Unfortunately, though, it’s not 100 years from now and we gays are still being persecuted.


November 6th, 2014


I’m puzzled why you think an old Marxist like Losurdo is a conservative apo;ogist. His book makes the case that the worser imperialist tendency, the slavery, colonialism, genocide, and racism, was beaten into it’s kinder gentler expression today by radical opposition, unions and various revolutionary uprisings.

To be sure, churches with interests allied to the rising power of Liberalism adapted to and supported the dominant ideology, that private property was an absolute right up to and including the absolute dominion over human beings as chattel; but slavery emerged in that form in defiance of church and state regulation of slavery under the old regime. You could still be bought or sold back then but, for instance, you had a right to marry (and stay with your spouse) and your children were not part of the deal.

Liberalism revolted against such restrictions, and many exponents of the ideology denounced the “political slavery” that might prevent them from doing as they pleased with their slaves. So for the religious, on the question of slavery, there was always a basis for conflict, though also often an accommodation, with the evolution of that practice into what was termed “perfect slavery”, the total possession of a person.
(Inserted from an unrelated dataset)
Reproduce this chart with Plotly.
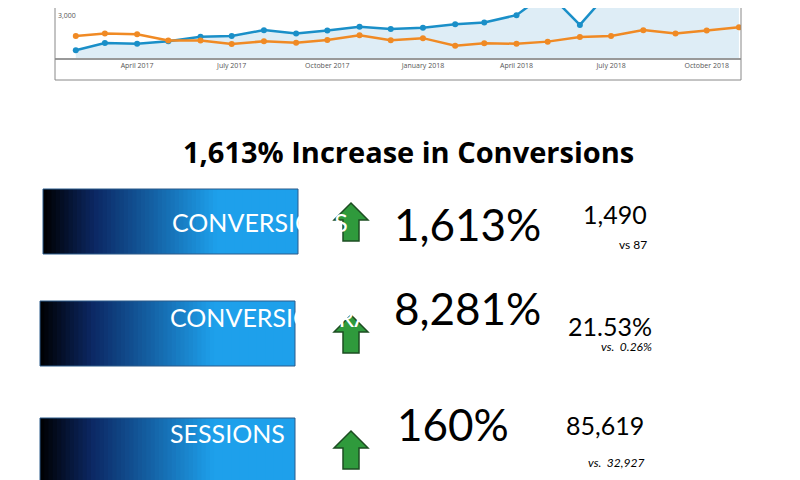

Society in the 19th C wasn’t secular. Abolitionism was as largely driven by a religious as much as a socially inspired sense of justice. I say all this as an atheist. I am no sort of Christian or conservative apologist myself.

Mike Michaels

November 11th, 2014

Southern Baptists will never say they fought for LGBT equality. They’re still fighting the Civil War for goodness sake…

Ben in oakland

November 11th, 2014

You’re quite wrong, Mike.

They’re still fighting the War of Northern aggression.